The problem is overdetermined/impossible. The values of $Z_1$ and $Z_2$ are forced, as in Ross's answer, but the segments with area $\frac{2\pi}{5}$ are not divided into regions of equal area.
Let $0<\alpha<\pi$ be the solution to $\frac{\alpha-\sin\alpha}{2}=\frac{\pi}{5}$ (so $\alpha\approx 2.11314$). $\arg(Z_2)=\pi-\frac{\alpha}{2}$.
Let $0<\beta<\pi$ be the solution to $\frac{\beta-\sin\beta}{2}=\frac{2\pi}{5}$ (so $\beta\approx 2.8248$). $\arg(\overline{Z_1})=\arg(Z_2)-\beta=\pi-\frac{\alpha}{2}-\beta$.

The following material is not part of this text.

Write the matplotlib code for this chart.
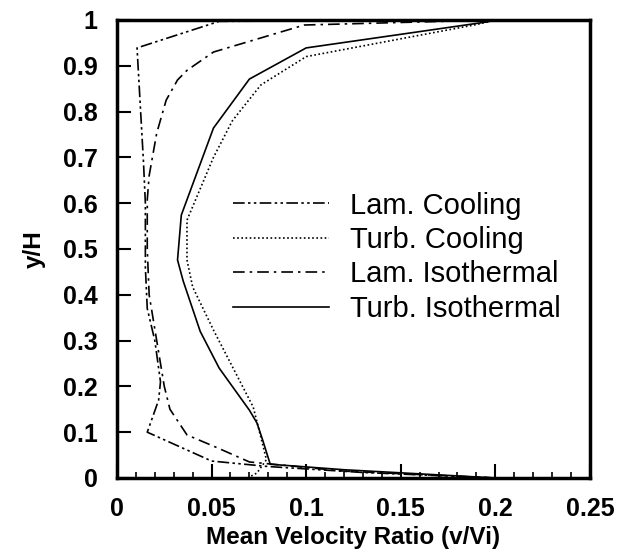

Any point on the line segment joining $Z_2$ and $\overline{Z_1}$ is a linear combination of these two points, $t\cdot Z_2+(1-t)\overline{Z_1}$ with $0. The intersection of that line segment and the line segment joining $\overline{Z_2}$ and $Z_1$ has imaginary part $0$. Solving for $t$ in terms of $\alpha$ and $\beta$ yields $t=\frac{1}{2}\csc\frac{\beta}{2}\sec\frac{\alpha+\beta}{2}\sin(\frac{\alpha}{2}+\beta)$ ($t\approx 0.436382$). The location of the point of intersection of the two lines is at $-\cos\frac{\beta}{2}\sec\frac{\alpha+\beta}{2}+0i$ ($\approx 0.20166$).
Now, the area of the region determined by this point of intersection, $Z_1$, $\overline{Z_1}$, and the circle is the area of the segment of the circle plus the area of the triangle determined by those three points. The area of the segment of the circle is $\frac{2\arg(Z_1)-\sin(2\arg(Z_1))}{2}=\frac{1}{2}(\alpha+2\beta-2\pi-\sin(\alpha+2\beta))$ $\approx 0.241854$; the area of the triangle is $|\sin^2(\frac{\alpha}{2}+\beta)\tan\frac{\alpha+\beta}{2}|\approx 0.361977$ (found using shoelace method with the three vertices). The total area of the region is thus $\approx 0.603831<0.628319\approx\frac{\pi}{5}$.